WHAT IS BEING ASKED: Give every line again exactly as it appears, please, but not the pictures.

>> START SUPPLIED MATERIAL

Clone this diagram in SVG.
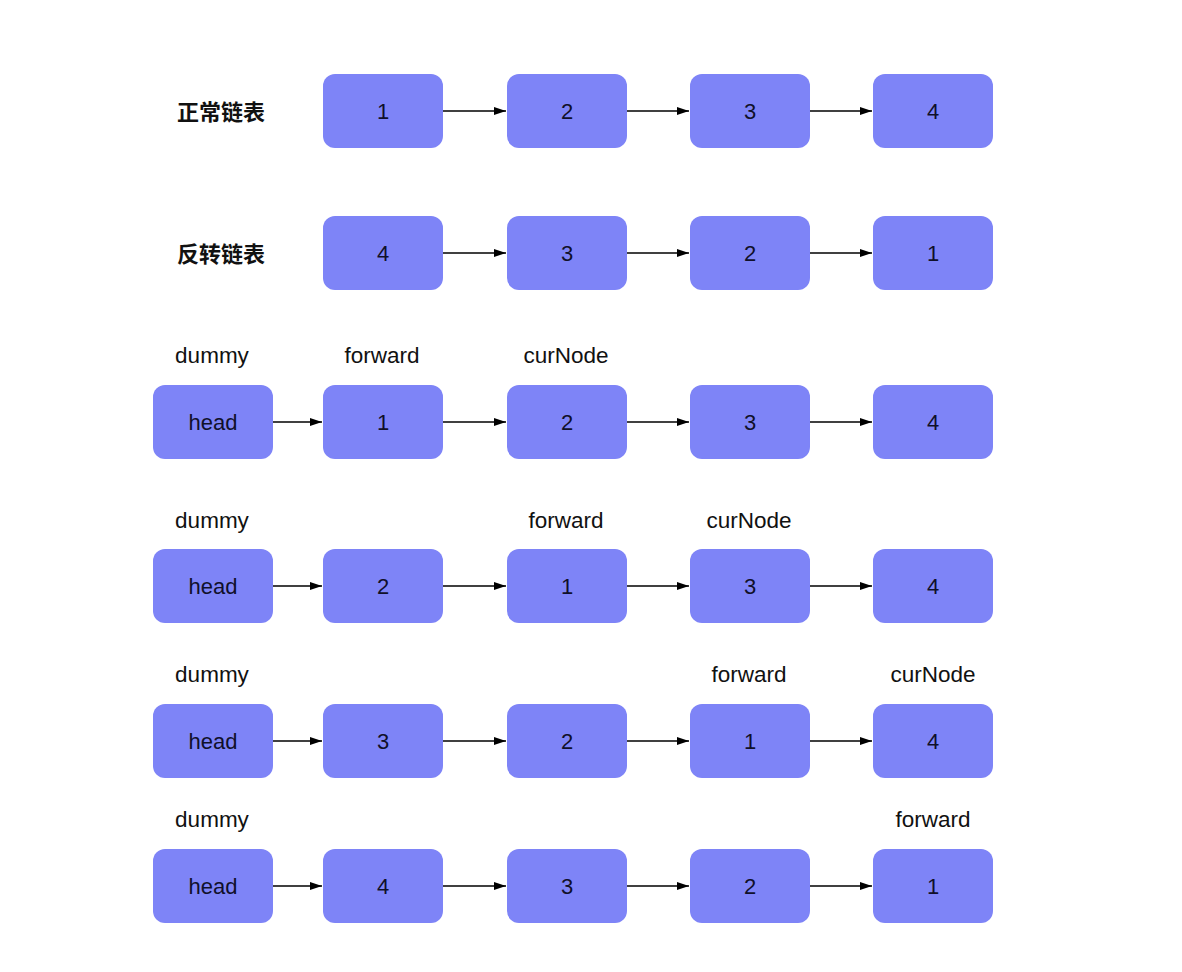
<svg xmlns="http://www.w3.org/2000/svg" width="1182" height="972" viewBox="0 0 1182 972">
<style>
.n rect{fill:#7e84f7;}
.n text{font-family:"Liberation Sans",Arial,sans-serif;font-size:22px;fill:#10102a;text-anchor:middle;dominant-baseline:central;}
.lbl{font-family:"Liberation Sans",Arial,sans-serif;font-size:22.5px;fill:#111;text-anchor:middle;dominant-baseline:central;}
.cn{font-family:"Liberation Sans","Noto Sans CJK SC",sans-serif;font-size:22px;font-weight:bold;fill:#111;text-anchor:middle;dominant-baseline:central;}
.c line{stroke:#000;stroke-width:1.3;marker-end:url(#ah);}
</style>
<defs>
<marker id="ah" viewBox="0 0 12 10" refX="12" refY="5" markerWidth="12" markerHeight="10" markerUnits="userSpaceOnUse" orient="auto">
<path d="M0,1 L12,5 L0,9 Z" fill="#000"/>
</marker>
</defs>
<rect width="1182" height="972" fill="#fff"/>
<text class="cn" x="221" y="112">正常链表</text>
<text class="cn" x="221" y="254">反转链表</text>
<text class="lbl" x="212" y="355">dummy</text>
<text class="lbl" x="382" y="355">forward</text>
<text class="lbl" x="566" y="355">curNode</text>
<text class="lbl" x="212" y="520">dummy</text>
<text class="lbl" x="566" y="520">forward</text>
<text class="lbl" x="749" y="520">curNode</text>
<text class="lbl" x="212" y="674">dummy</text>
<text class="lbl" x="749" y="674">forward</text>
<text class="lbl" x="933" y="674">curNode</text>
<text class="lbl" x="212" y="819">dummy</text>
<text class="lbl" x="933" y="819">forward</text>

<g id="r1n1" class="n"><rect x="323" y="74" width="120" height="74" rx="12"/><text x="383" y="111">1</text></g>
<g id="r1n2" class="n"><rect x="507" y="74" width="120" height="74" rx="12"/><text x="567" y="111">2</text></g>
<g id="r1n3" class="n"><rect x="690" y="74" width="120" height="74" rx="12"/><text x="750" y="111">3</text></g>
<g id="r1n4" class="n"><rect x="873" y="74" width="120" height="74" rx="12"/><text x="933" y="111">4</text></g>

<g id="r2n1" class="n"><rect x="323" y="216" width="120" height="74" rx="12"/><text x="383" y="253">4</text></g>
<g id="r2n2" class="n"><rect x="507" y="216" width="120" height="74" rx="12"/><text x="567" y="253">3</text></g>
<g id="r2n3" class="n"><rect x="690" y="216" width="120" height="74" rx="12"/><text x="750" y="253">2</text></g>
<g id="r2n4" class="n"><rect x="873" y="216" width="120" height="74" rx="12"/><text x="933" y="253">1</text></g>

<g id="r3h" class="n"><rect x="153" y="385" width="120" height="74" rx="12"/><text x="213" y="422">head</text></g>
<g id="r3n1" class="n"><rect x="323" y="385" width="120" height="74" rx="12"/><text x="383" y="422">1</text></g>
<g id="r3n2" class="n"><rect x="507" y="385" width="120" height="74" rx="12"/><text x="567" y="422">2</text></g>
<g id="r3n3" class="n"><rect x="690" y="385" width="120" height="74" rx="12"/><text x="750" y="422">3</text></g>
<g id="r3n4" class="n"><rect x="873" y="385" width="120" height="74" rx="12"/><text x="933" y="422">4</text></g>

<g id="r4h" class="n"><rect x="153" y="549" width="120" height="74" rx="12"/><text x="213" y="586">head</text></g>
<g id="r4n1" class="n"><rect x="323" y="549" width="120" height="74" rx="12"/><text x="383" y="586">2</text></g>
<g id="r4n2" class="n"><rect x="507" y="549" width="120" height="74" rx="12"/><text x="567" y="586">1</text></g>
<g id="r4n3" class="n"><rect x="690" y="549" width="120" height="74" rx="12"/><text x="750" y="586">3</text></g>
<g id="r4n4" class="n"><rect x="873" y="549" width="120" height="74" rx="12"/><text x="933" y="586">4</text></g>

<g id="r5h" class="n"><rect x="153" y="704" width="120" height="74" rx="12"/><text x="213" y="741">head</text></g>
<g id="r5n1" class="n"><rect x="323" y="704" width="120" height="74" rx="12"/><text x="383" y="741">3</text></g>
<g id="r5n2" class="n"><rect x="507" y="704" width="120" height="74" rx="12"/><text x="567" y="741">2</text></g>
<g id="r5n3" class="n"><rect x="690" y="704" width="120" height="74" rx="12"/><text x="750" y="741">1</text></g>
<g id="r5n4" class="n"><rect x="873" y="704" width="120" height="74" rx="12"/><text x="933" y="741">4</text></g>

<g id="r6h" class="n"><rect x="153" y="849" width="120" height="74" rx="12"/><text x="213" y="886">head</text></g>
<g id="r6n1" class="n"><rect x="323" y="849" width="120" height="74" rx="12"/><text x="383" y="886">4</text></g>
<g id="r6n2" class="n"><rect x="507" y="849" width="120" height="74" rx="12"/><text x="567" y="886">3</text></g>
<g id="r6n3" class="n"><rect x="690" y="849" width="120" height="74" rx="12"/><text x="750" y="886">2</text></g>
<g id="r6n4" class="n"><rect x="873" y="849" width="120" height="74" rx="12"/><text x="933" y="886">1</text></g>

<g id="connectors" class="c">
<line x1="443" y1="111" x2="506" y2="111"/><line x1="627" y1="111" x2="689" y2="111"/><line x1="810" y1="111" x2="872" y2="111"/>
<line x1="443" y1="253" x2="506" y2="253"/><line x1="627" y1="253" x2="689" y2="253"/><line x1="810" y1="253" x2="872" y2="253"/>
<line x1="273" y1="422" x2="322" y2="422"/><line x1="443" y1="422" x2="506" y2="422"/><line x1="627" y1="422" x2="689" y2="422"/><line x1="810" y1="422" x2="872" y2="422"/>
<line x1="273" y1="586" x2="322" y2="586"/><line x1="443" y1="586" x2="506" y2="586"/><line x1="627" y1="586" x2="689" y2="586"/><line x1="810" y1="586" x2="872" y2="586"/>
<line x1="273" y1="741" x2="322" y2="741"/><line x1="443" y1="741" x2="506" y2="741"/><line x1="627" y1="741" x2="689" y2="741"/><line x1="810" y1="741" x2="872" y2="741"/>
<line x1="273" y1="886" x2="322" y2="886"/><line x1="443" y1="886" x2="506" y2="886"/><line x1="627" y1="886" x2="689" y2="886"/><line x1="810" y1="886" x2="872" y2="886"/>
</g>
</svg>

>> END SUPPLIED MATERIAL

ANSWER BELOW:
Clone this diagram in SVG.
<svg xmlns="http://www.w3.org/2000/svg" width="1182" height="972" viewBox="0 0 1182 972">
<style>
.n rect{fill:#7e84f7;}
.n text{font-family:"Liberation Sans",Arial,sans-serif;font-size:22px;fill:#10102a;text-anchor:middle;dominant-baseline:central;}
.lbl{font-family:"Liberation Sans",Arial,sans-serif;font-size:22.5px;fill:#111;text-anchor:middle;dominant-baseline:central;}
.cn{font-family:"Liberation Sans","Noto Sans CJK SC",sans-serif;font-size:22px;font-weight:bold;fill:#111;text-anchor:middle;dominant-baseline:central;}
.c line{stroke:#000;stroke-width:1.3;marker-end:url(#ah);}
</style>
<defs>
<marker id="ah" viewBox="0 0 12 10" refX="12" refY="5" markerWidth="12" markerHeight="10" markerUnits="userSpaceOnUse" orient="auto">
<path d="M0,1 L12,5 L0,9 Z" fill="#000"/>
</marker>
</defs>
<rect width="1182" height="972" fill="#fff"/>
<text class="cn" x="221" y="112">正常链表</text>
<text class="cn" x="221" y="254">反转链表</text>
<text class="lbl" x="212" y="355">dummy</text>
<text class="lbl" x="382" y="355">forward</text>
<text class="lbl" x="566" y="355">curNode</text>
<text class="lbl" x="212" y="520">dummy</text>
<text class="lbl" x="566" y="520">forward</text>
<text class="lbl" x="749" y="520">curNode</text>
<text class="lbl" x="212" y="674">dummy</text>
<text class="lbl" x="749" y="674">forward</text>
<text class="lbl" x="933" y="674">curNode</text>
<text class="lbl" x="212" y="819">dummy</text>
<text class="lbl" x="933" y="819">forward</text>

<g id="r1n1" class="n"><rect x="323" y="74" width="120" height="74" rx="12"/><text x="383" y="111">1</text></g>
<g id="r1n2" class="n"><rect x="507" y="74" width="120" height="74" rx="12"/><text x="567" y="111">2</text></g>
<g id="r1n3" class="n"><rect x="690" y="74" width="120" height="74" rx="12"/><text x="750" y="111">3</text></g>
<g id="r1n4" class="n"><rect x="873" y="74" width="120" height="74" rx="12"/><text x="933" y="111">4</text></g>

<g id="r2n1" class="n"><rect x="323" y="216" width="120" height="74" rx="12"/><text x="383" y="253">4</text></g>
<g id="r2n2" class="n"><rect x="507" y="216" width="120" height="74" rx="12"/><text x="567" y="253">3</text></g>
<g id="r2n3" class="n"><rect x="690" y="216" width="120" height="74" rx="12"/><text x="750" y="253">2</text></g>
<g id="r2n4" class="n"><rect x="873" y="216" width="120" height="74" rx="12"/><text x="933" y="253">1</text></g>

<g id="r3h" class="n"><rect x="153" y="385" width="120" height="74" rx="12"/><text x="213" y="422">head</text></g>
<g id="r3n1" class="n"><rect x="323" y="385" width="120" height="74" rx="12"/><text x="383" y="422">1</text></g>
<g id="r3n2" class="n"><rect x="507" y="385" width="120" height="74" rx="12"/><text x="567" y="422">2</text></g>
<g id="r3n3" class="n"><rect x="690" y="385" width="120" height="74" rx="12"/><text x="750" y="422">3</text></g>
<g id="r3n4" class="n"><rect x="873" y="385" width="120" height="74" rx="12"/><text x="933" y="422">4</text></g>

<g id="r4h" class="n"><rect x="153" y="549" width="120" height="74" rx="12"/><text x="213" y="586">head</text></g>
<g id="r4n1" class="n"><rect x="323" y="549" width="120" height="74" rx="12"/><text x="383" y="586">2</text></g>
<g id="r4n2" class="n"><rect x="507" y="549" width="120" height="74" rx="12"/><text x="567" y="586">1</text></g>
<g id="r4n3" class="n"><rect x="690" y="549" width="120" height="74" rx="12"/><text x="750" y="586">3</text></g>
<g id="r4n4" class="n"><rect x="873" y="549" width="120" height="74" rx="12"/><text x="933" y="586">4</text></g>

<g id="r5h" class="n"><rect x="153" y="704" width="120" height="74" rx="12"/><text x="213" y="741">head</text></g>
<g id="r5n1" class="n"><rect x="323" y="704" width="120" height="74" rx="12"/><text x="383" y="741">3</text></g>
<g id="r5n2" class="n"><rect x="507" y="704" width="120" height="74" rx="12"/><text x="567" y="741">2</text></g>
<g id="r5n3" class="n"><rect x="690" y="704" width="120" height="74" rx="12"/><text x="750" y="741">1</text></g>
<g id="r5n4" class="n"><rect x="873" y="704" width="120" height="74" rx="12"/><text x="933" y="741">4</text></g>

<g id="r6h" class="n"><rect x="153" y="849" width="120" height="74" rx="12"/><text x="213" y="886">head</text></g>
<g id="r6n1" class="n"><rect x="323" y="849" width="120" height="74" rx="12"/><text x="383" y="886">4</text></g>
<g id="r6n2" class="n"><rect x="507" y="849" width="120" height="74" rx="12"/><text x="567" y="886">3</text></g>
<g id="r6n3" class="n"><rect x="690" y="849" width="120" height="74" rx="12"/><text x="750" y="886">2</text></g>
<g id="r6n4" class="n"><rect x="873" y="849" width="120" height="74" rx="12"/><text x="933" y="886">1</text></g>

<g id="connectors" class="c">
<line x1="443" y1="111" x2="506" y2="111"/><line x1="627" y1="111" x2="689" y2="111"/><line x1="810" y1="111" x2="872" y2="111"/>
<line x1="443" y1="253" x2="506" y2="253"/><line x1="627" y1="253" x2="689" y2="253"/><line x1="810" y1="253" x2="872" y2="253"/>
<line x1="273" y1="422" x2="322" y2="422"/><line x1="443" y1="422" x2="506" y2="422"/><line x1="627" y1="422" x2="689" y2="422"/><line x1="810" y1="422" x2="872" y2="422"/>
<line x1="273" y1="586" x2="322" y2="586"/><line x1="443" y1="586" x2="506" y2="586"/><line x1="627" y1="586" x2="689" y2="586"/><line x1="810" y1="586" x2="872" y2="586"/>
<line x1="273" y1="741" x2="322" y2="741"/><line x1="443" y1="741" x2="506" y2="741"/><line x1="627" y1="741" x2="689" y2="741"/><line x1="810" y1="741" x2="872" y2="741"/>
<line x1="273" y1="886" x2="322" y2="886"/><line x1="443" y1="886" x2="506" y2="886"/><line x1="627" y1="886" x2="689" y2="886"/><line x1="810" y1="886" x2="872" y2="886"/>
</g>
</svg>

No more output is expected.